Linking feelings to needs emphasizes that the focus is on mutual well-being rather than punishment.



Step 4: Make a Request

Finish with a specific, positive, and collaborative request:

  • “Would you be willing to put your toys away before dinner?”
  • “Could we agree on a schedule to complete homework each day?”

This approach invites cooperation rather than compliance under threat, encouraging problem-solving and autonomy.
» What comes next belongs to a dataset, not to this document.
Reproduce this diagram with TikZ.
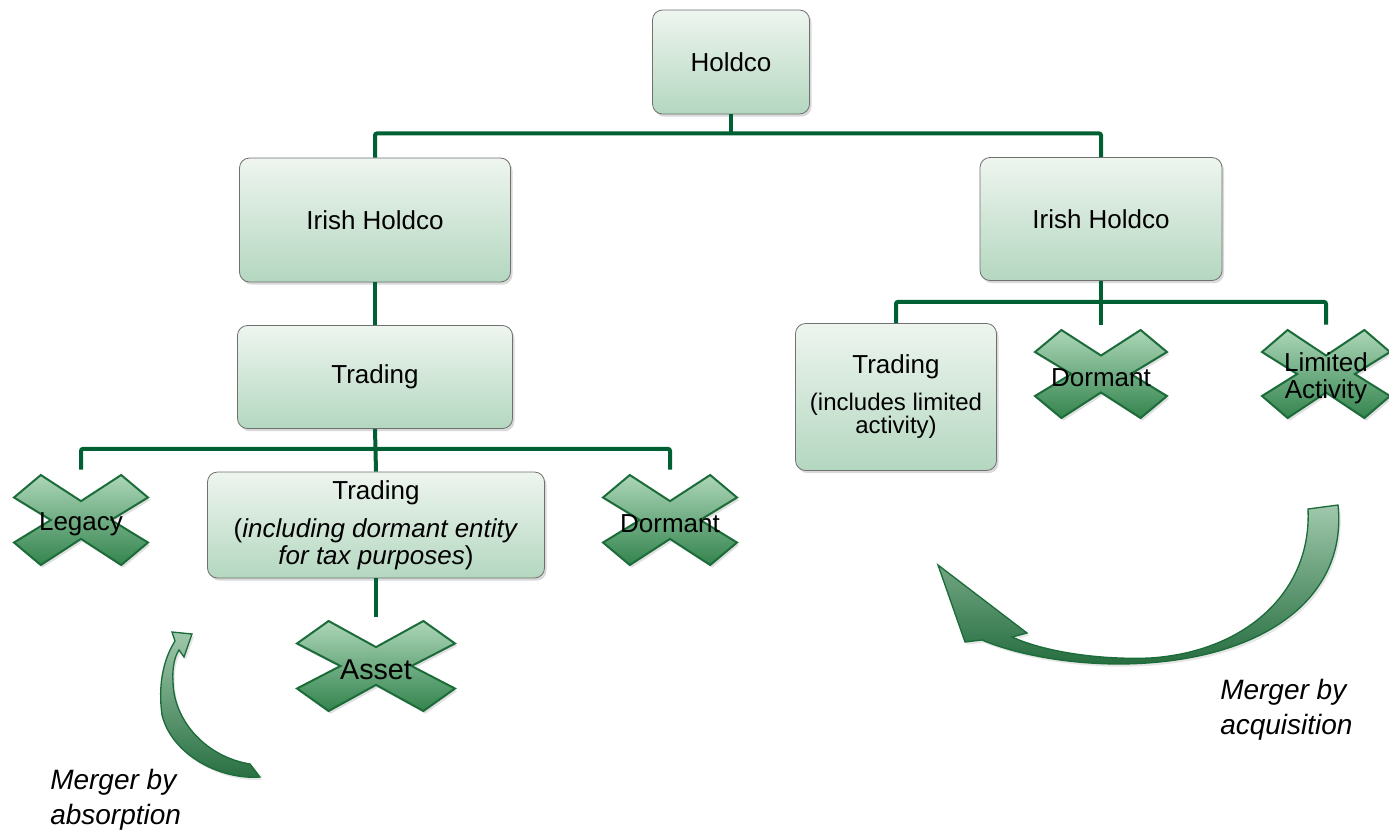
\documentclass[tikz,border=0pt]{standalone}
\usepackage{fontspec}
\setmainfont{Liberation Sans}
\usetikzlibrary{calc,shadows,backgrounds}

\definecolor{busgreen}{RGB}{0,96,52}
\definecolor{boxtop}{RGB}{238,245,239}
\definecolor{boxbot}{RGB}{180,215,192}
\definecolor{boxline}{RGB}{112,112,112}
\definecolor{xtop}{RGB}{172,214,184}
\definecolor{xbot}{RGB}{52,132,78}
\definecolor{xline}{RGB}{28,108,58}
\definecolor{arrtop}{RGB}{160,200,172}
\definecolor{arrbot}{RGB}{38,110,64}

\tikzset{
  entity/.style={draw=boxline, line width=0.6pt, rounded corners=7.5pt,
    top color=boxtop, bottom color=boxbot,
    drop shadow={opacity=0.3, shadow xshift=1.5pt, shadow yshift=-2pt},
    font=\fontsize{19.5}{20}\selectfont, align=center, inner sep=2pt},
  struck/.style={inner sep=0pt, align=center, minimum width=100pt,
    font=\fontsize{19.5}{20}\selectfont},
  bus/.style={draw=busgreen, line width=3pt, rounded corners=1.5pt},
  crossfill/.style={draw=xline, line width=1.5pt, top color=xtop, bottom color=xbot,
    drop shadow={opacity=0.25, shadow xshift=1.5pt, shadow yshift=-2pt}},
  mergearrow/.style={draw=xline, line width=1pt, top color=arrtop, bottom color=arrbot,
    drop shadow={opacity=0.2, shadow xshift=1.5pt, shadow yshift=-2pt}},
  note/.style={anchor=west, align=left, inner sep=0pt,
    font=\fontsize{21}{26}\selectfont\itshape}
}

% cross drawn round a node (a little above its text): node, half width, half height
\newcommand{\xshape}[3]{%
  \begin{scope}[shift={($(#1)+(0,-4)$)}, xscale=#2, yscale=#3]
    \shade[crossfill] (-1,-.5) -- (-.6,-1) -- (0,-.42) -- (.6,-1) -- (1,-.5) -- (.45,0)
      -- (1,.5) -- (.6,1) -- (0,.42) -- (-.6,1) -- (-1,.5) -- (-.45,0) -- cycle;
  \end{scope}}

\newcommand{\subfont}{\fontsize{18}{17.5}\selectfont}

\begin{document}
\begin{tikzpicture}[x=0.75pt,y=0.75pt,yscale=-1,xscale=1]
  \useasboundingbox (0,0) rectangle (1389,832);

  % Boxes
  \node[entity, minimum width=117.75pt, minimum height=78pt] (holdco) at (731,62) {Holdco};
  \node[entity, minimum width=203.25pt, minimum height=93pt] (ih1) at (375,220) {Irish Holdco};
  \node[entity, minimum width=181.5pt, minimum height=92.25pt] (ih2) at (1101,219) {Irish Holdco};
  \node[entity, minimum width=206.25pt, minimum height=77.25pt] (trading1) at (375,377) {Trading};
  \node[entity, minimum width=252.75pt, minimum height=79.5pt] (trading2) at (376,525)
    {Trading\\[9pt](\textit{including dormant entity}\\\textit{for tax purposes})};
  \node[entity, minimum width=150.75pt, minimum height=110.25pt, font=\subfont] (trading3) at (896,397)
    {{\fontsize{19.5}{20}\selectfont Trading}\\[10pt](includes limited\\activity)};

  % Struck-out entities
  \node[struck, minimum height=81pt] (legacy) at (81,524) {Legacy};
  \node[struck, minimum height=81pt] (dormant1) at (670,524) {Dormant};
  \node[struck, minimum height=79.5pt, font=\fontsize{21.5}{24}\selectfont] (asset) at (376,670) {Asset};
  \node[struck, minimum height=79.5pt] (dormant2) at (1101,378) {Dormant};
  \node[struck, minimum height=79.5pt] (limited) at (1326,378) {Limited\\Activity};

  \begin{scope}[on background layer]
    \xshape{legacy}{67}{45}
    \xshape{dormant1}{67}{45}
    \xshape{asset}{79}{45}
    \xshape{dormant2}{66}{44}
    \xshape{limited}{64}{44}
  \end{scope}

  % Connectors
  \draw[bus] (holdco.south) -- ++(0,19);
  \draw[bus] (ih1.north) |- ($(holdco.south)+(0,19)$) -| (ih2.north);
  \draw[bus] (ih1.south) -- (trading1.north);
  \draw[bus] (trading1.south) -- (trading2.north);
  \draw[bus] (legacy.north) |- ($(trading1.south)+(0,20)$) -| (dormant1.north);
  \draw[bus] (trading2.south) -- (asset.north);
  \draw[bus] (ih2.south) -- (dormant2.north);
  \draw[bus] (trading3.north) |- ($(ih2.south)+(0,21)$) -| (limited.north);

  % Merger arrows
  \shade[mergearrow] (250,764) .. controls (207,757) and (174,722) .. (173,682)
    .. controls (172,667) and (175,656) .. (179,650) -- (184,657) -- (192,634) -- (172,632)
    -- (175,641) .. controls (163,660) and (158,685) .. (162,715)
    .. controls (172,755) and (220,780) .. (260,777) -- cycle;
  \shade[mergearrow] (1308,509) -- (1338,505) .. controls (1348,600) and (1260,663) .. (1120,664)
    .. controls (1060,664) and (1010,652) .. (982,640) -- (965,642) -- (938,565) -- (1027,633)
    -- (1012,637) .. controls (1045,652) and (1100,660) .. (1150,658)
    .. controls (1245,652) and (1312,592) .. (1308,509) -- cycle;

  % Text Node
  \node[note] (absorb) at (50,800) {Merger by\\absorption};
  % Text Node
  \node[note] (acquire) at (1220,710) {Merger by\\acquisition};
\end{tikzpicture}
\end{document}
Real-Life Examples from Reddit Parents

Reddit parents have shared how this script transformed conflicts at home:

  • Sibling squabble: Two children argued over a toy. Using the script, the parent said: “I noticed you’re both upset about the toy (Observation). I feel concerned because I want everyone to play safely (Feeling + Need). Can you take turns for five minutes each (Request)?” The children negotiated turns without yelling.
  • Teen homework resistance: A 14-year-old avoided math homework. The parent applied NVC: “I see the math is still unfinished (Observation). I feel stressed because I need to know you’re keeping up in school (Feeling + Need). Would you be willing to start it now, and we can take a break together after?” The teen complied and felt respected rather than pressured.
  • Emotional outburst: A child yelled, “I hate cleaning!” The parent responded: “I hear you’re upset about cleaning (Observation/Feeling). I feel worried because I need a clean space for everyone’s safety and comfort (Need). Can we find a way to make cleanup easier together?” The child helped organize and even suggested a fun timer system.


Tips for Using the NVC Script

  1. Practice consistently: The more often you use it, the more natural it becomes.
  2. Stay calm: Take a deep breath before addressing conflict.
  3. Keep requests positive: Focus on what you want rather than what you don’t want.
  4. Adapt to age: Simplify language for younger children; teens can handle more abstract explanations.
  5. Model empathy: Your children will learn emotional literacy by watching you practice it.


The Takeaway

The four-part NVC script is a powerful tool for parents. By observing without judgment, expressing feelings, connecting to needs, and making respectful requests, conflicts become opportunities for growth, understanding, and stronger parent-child relationships. Reddit parents’ experiences show that this approach works with toddlers, school-age children, and even teenagers, making it a universal strategy for household harmony.